If the Gandhis contest, then the battle will be one-sided, much like when Jitendra Prasada contested against Sonia Gandhi in 2001.

Even if a non-Gandhi does get to lead the party, even in that scenario, one doesn't know if s/he will get a free hand or the power centre will rest with the Gandhis.

It seems a difficult proposition, but it's not an impossible proposition given the nature of the crisis.

What are your thoughts on the Congress crisis that was initiated by the letter written by some party members? Is the grand old party coming apart?

What happened in the Congress party yesterday (August 24, 2020) was brewing for some time.

My first reaction to the letter was that this will just pass, but when Sonia Gandhi also wrote a letter, things looked serious.

The reason I say this was in the making is that because after the 2019 election result and Rahul Gandhi's resignation as party president, he had written a letter mentioning that there were leaders who cared only for themselves or their children's electoral victory, but not for the party.

He also made it known that he felt that he had been taking on Modi and his government without support from leaders within the Congress.

The leaders who were considered part of his team were slowly sidelined, like Ashok Tanwar in Haryana, Pradyot Deb Barman in Tripura, Ajay Kumar in Jharkhand or Jyotiraditya Scindia in Madhya Pradesh.

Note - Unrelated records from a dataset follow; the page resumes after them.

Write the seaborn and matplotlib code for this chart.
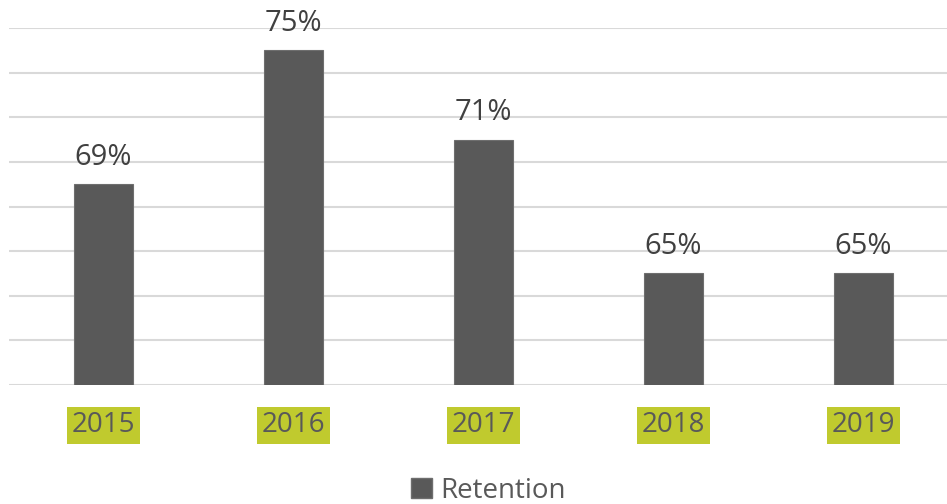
import matplotlib
matplotlib.use("Agg")
import matplotlib.pyplot as plt
import seaborn as sns
import pandas as pd
from matplotlib.patches import Patch

years = ["2015", "2016", "2017", "2018", "2019"]
retention = [69, 75, 71, 65, 65]
series_name = "Retention"

sns.set_theme(style="white")
plt.rcParams['font.family'] = ['Open Sans', 'DejaVu Sans']

df = pd.DataFrame({"Year": years, "Retention": retention})

fig = plt.figure(figsize=(9.47, 5.04), dpi=100)
W, H = 947, 504
ax = fig.add_axes([8.5 / W, (H - 385) / H, (947 - 8.5) / W, (385 - 28) / H])

sns.barplot(data=df, x="Year", y="Retention", color="#595959", width=0.31,
            saturation=1, edgecolor="#6e6e6e", linewidth=0.8, ax=ax, zorder=3)

ax.set_ylim(60, 76)
ax.set_yticks(range(60, 77, 2))
ax.set_xlim(-0.5, 4.5 - (958.5 - 947) / 190)
ax.grid(axis="y", color="#d9d9d9", linewidth=1.5, zorder=0)
ax.set_axisbelow(True)
for s in ax.spines.values():
    s.set_visible(False)
ax.tick_params(axis="y", left=False, labelleft=False)
ax.tick_params(axis="x", length=0, pad=19, labelsize=20, labelcolor="#595959")
ax.set_xlabel("")
ax.set_ylabel("")
for lab in ax.get_xticklabels():
    lab.set_bbox(dict(facecolor="#c0ca2e", edgecolor="none", pad=3.5))

ax.bar_label(ax.containers[0], labels=[f"{v}%" for v in retention],
             padding=9, fontsize=21, color="#404040")

fig.legend(handles=[Patch(facecolor="#595959", edgecolor="#6e6e6e", label=series_name)],
           loc="center", bbox_to_anchor=(488 / W, 1 - 491 / H), frameon=False,
           fontsize=20, labelcolor="#595959", handlelength=0.75, handleheight=0.75,
           handletextpad=0.3, borderpad=0)

fig.savefig("out.png", dpi=100)
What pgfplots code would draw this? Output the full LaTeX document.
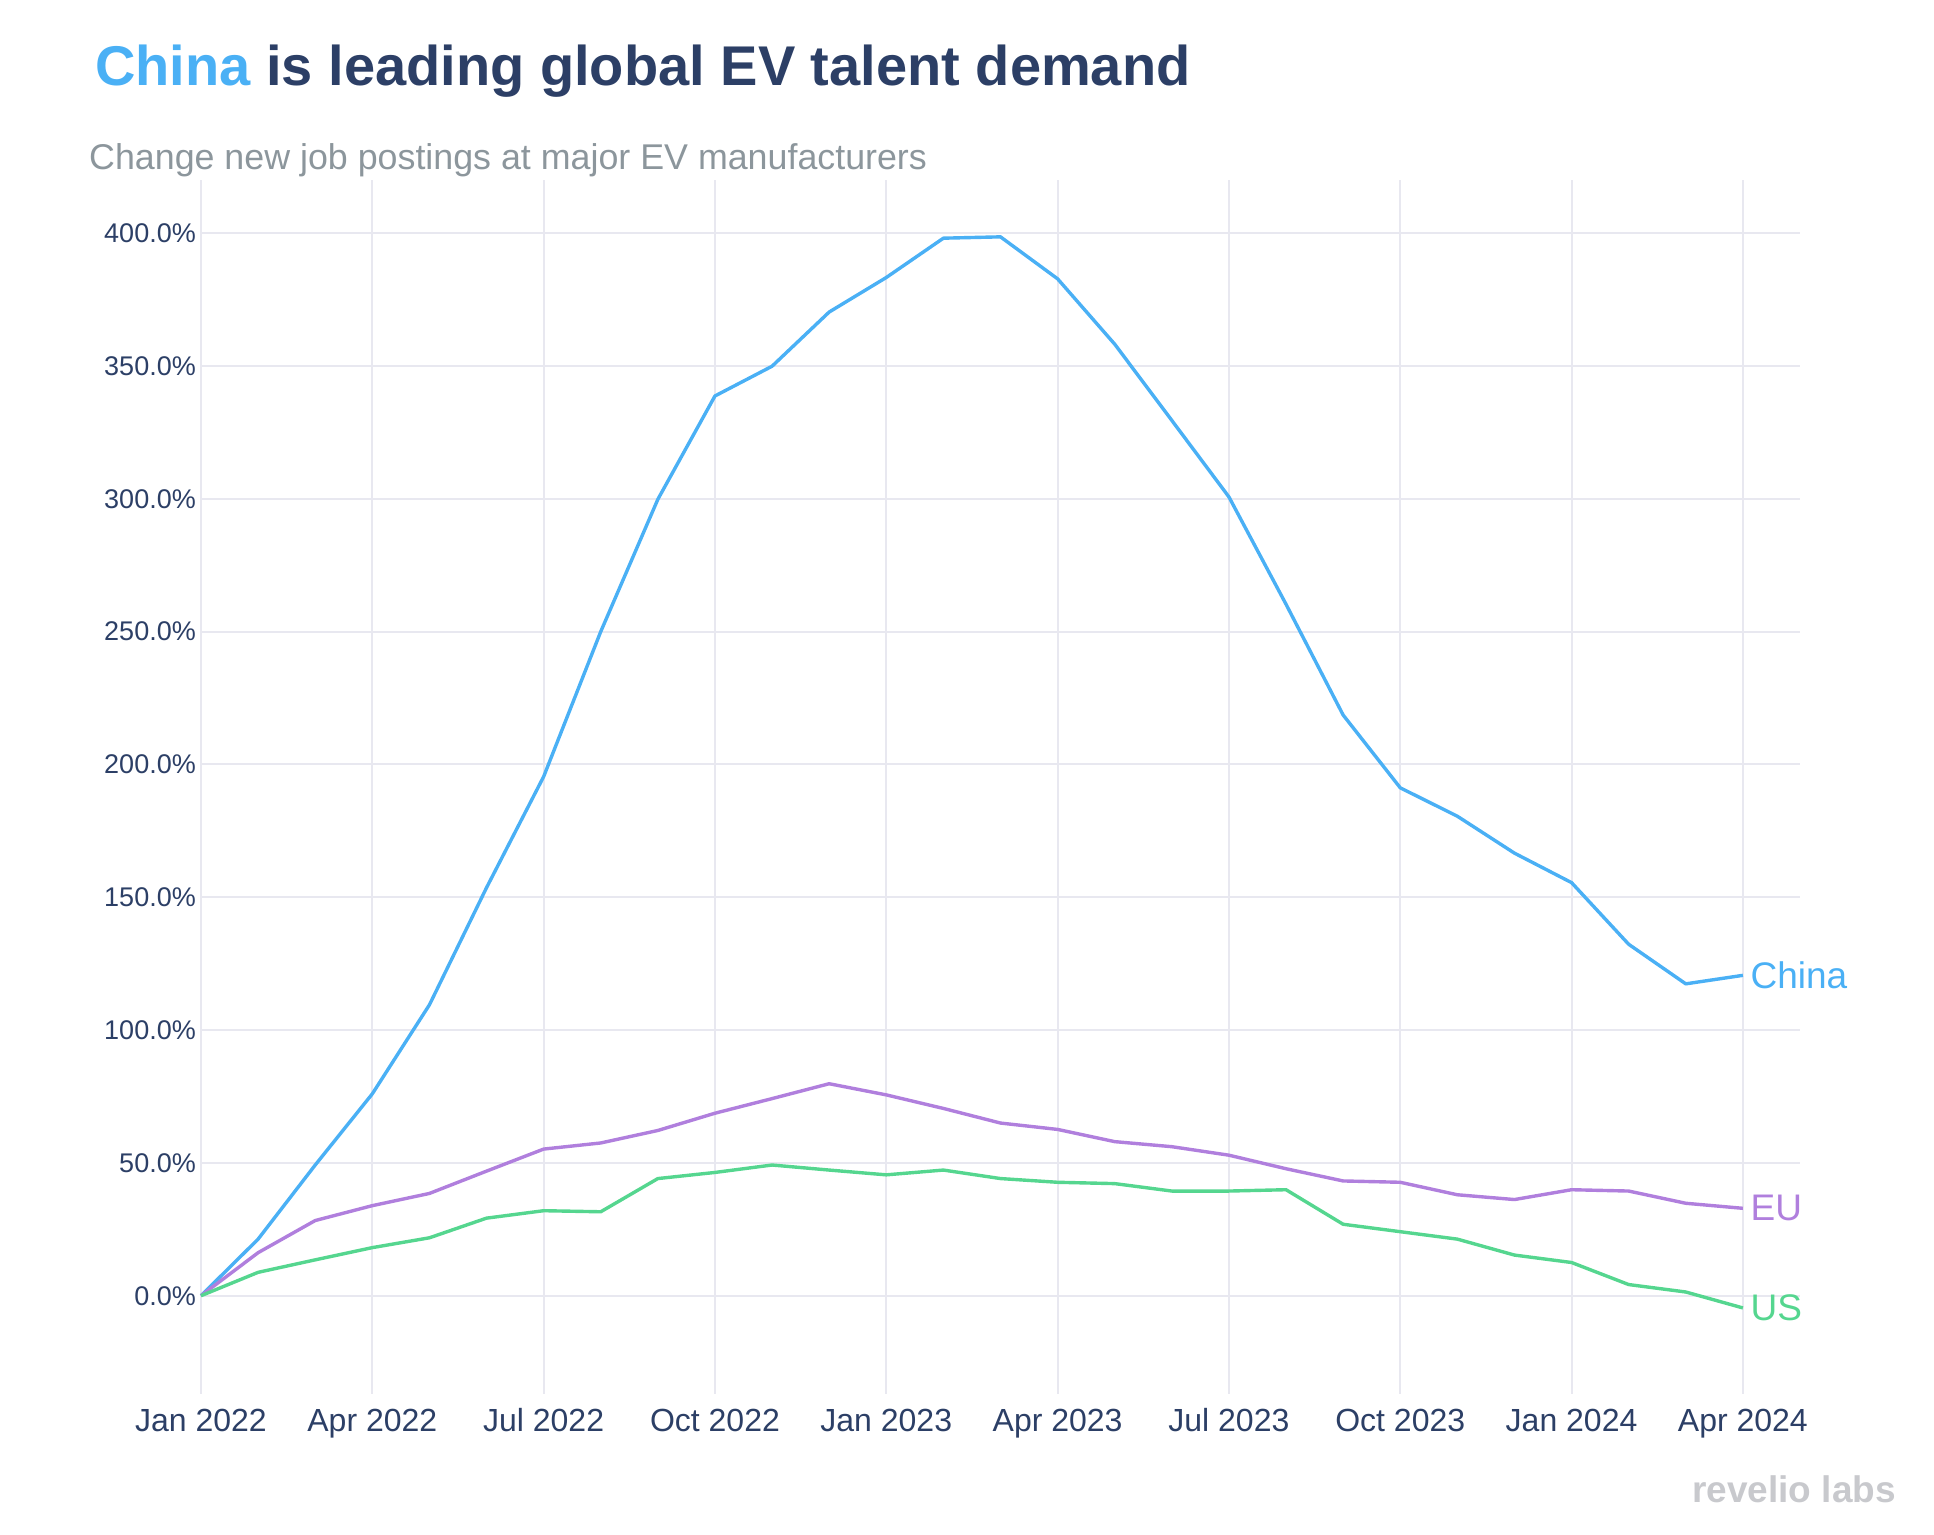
\documentclass[border=0pt]{standalone}
\usepackage{fontspec}
\setmainfont{Liberation Sans}
\usepackage{pgfplots}
\pgfplotsset{compat=1.18}
\definecolor{navy}{RGB}{44,63,102}
\definecolor{chinac}{RGB}{74,176,245}
\definecolor{euc}{RGB}{176,127,221}
\definecolor{usc}{RGB}{85,214,143}
\definecolor{subc}{RGB}{140,150,156}
\definecolor{gridc}{RGB}{232,232,240}
\definecolor{logoc}{RGB}{200,201,205}
\begin{document}
\begin{tikzpicture}
\useasboundingbox (0,0) rectangle (1934pt,1534pt);
\node[anchor=base west, inner sep=0pt, font=\fontsize{56}{62}\selectfont\bfseries] at (95pt,1448pt)
  {\textcolor{chinac}{China} \textcolor{navy}{is leading global EV talent demand}};
\node[anchor=base west, inner sep=0pt, text=subc, font=\fontsize{35.8}{40}\selectfont] at (89pt,1364pt)
  {Change new job postings at major EV manufacturers};
\node[anchor=base east, inner sep=0pt, text=logoc, font=\fontsize{37}{42}\selectfont\bfseries] at (1896pt,32pt)
  {revelio labs};
\begin{axis}[
  at={(201pt,140pt)}, anchor=south west,
  scale only axis, width=1599pt, height=1214pt,
  xmin=0, xmax=28, ymin=-37, ymax=420,
  axis line style={draw=none},
  major tick length=0pt,
  clip=false,
  xtick={0,3,...,27},
  xticklabels={Jan 2022,Apr 2022,Jul 2022,Oct 2022,Jan 2023,Apr 2023,Jul 2023,Oct 2023,Jan 2024,Apr 2024},
  ytick={0,50,...,400},
  yticklabel={\pgfmathprintnumber[fixed,fixed zerofill,precision=1]{\tick}\%},
  /pgf/number format/assume math mode=true,
  xticklabel style={anchor=base, yshift=-37pt, text=navy, font=\fontsize{32}{36}\selectfont},
  yticklabel style={anchor=east, inner sep=0pt, xshift=-5pt, text=navy, font=\fontsize{27}{30}\selectfont},
  grid=major,
  major grid style={draw=gridc, line width=2pt},
  every axis plot/.append style={line width=3.4pt, line join=round, mark=none},
]
\addplot[chinac] coordinates {
(0,0) (1,21.3) (2,49.2) (3,76) (4,109.5) (5,153.6) (6,195.4) (7,250) (8,299.8) (9,338.7)
(10,349.9) (11,370.3) (12,383.3) (13,398.1) (14,398.6) (15,382.8) (16,358.2) (17,329.5) (18,300.7) (19,260.3)
(20,218.6) (21,191.2) (22,180.5) (23,166.6) (24,155.5) (25,132.3) (26,117.4) (27,120.6)
} node[pos=1, anchor=west, inner sep=0pt, xshift=6pt, text=chinac, font=\fontsize{37}{40}\selectfont] {China};
\addplot[euc] coordinates {
(0,0) (1,16.2) (2,28.3) (3,33.9) (4,38.5) (5,46.9) (6,55.2) (7,57.5) (8,62.2) (9,68.7)
(10,74.2) (11,79.8) (12,75.6) (13,70.5) (14,65) (15,62.6) (16,58) (17,56.1) (18,52.9) (19,47.8)
(20,43.2) (21,42.7) (22,38) (23,36.2) (24,39.9) (25,39.4) (26,34.8) (27,32.9)
} node[pos=1, anchor=west, inner sep=0pt, xshift=6pt, text=euc, font=\fontsize{37}{40}\selectfont] {EU};
\addplot[usc] coordinates {
(0,0) (1,8.8) (2,13.5) (3,18.1) (4,21.8) (5,29.2) (6,32) (7,31.6) (8,44.1) (9,46.4)
(10,49.2) (11,47.3) (12,45.5) (13,47.3) (14,44.1) (15,42.7) (16,42.2) (17,39.4) (18,39.4) (19,39.9)
(20,26.9) (21,24.1) (22,21.3) (23,15.3) (24,12.5) (25,4.2) (26,1.4) (27,-4.6)
} node[pos=1, anchor=west, inner sep=0pt, xshift=6pt, text=usc, font=\fontsize{37}{40}\selectfont] {US};
\end{axis}
\end{tikzpicture}
\end{document}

What are the likely scenarios about the crucial leadership issue for the party?

There are three possible scenarios. One is that nothing happens, which is basically either Sonia continues or Rahul Gandhi takes over the reins. That's why the letter writers said the Gandhis should be part of the collective leadership.

But if the leadership goes back to Rahul Gandhi, then there will be a perception problem about the drama about his exit a year-and-a-half ago.

Though this group of 23 has some significant heavyweights, none of them have a national presence. They can't force a split in the party, especially given that most of the formal positions within the party are still controlled by people who are part of the pro-Gandhi camp.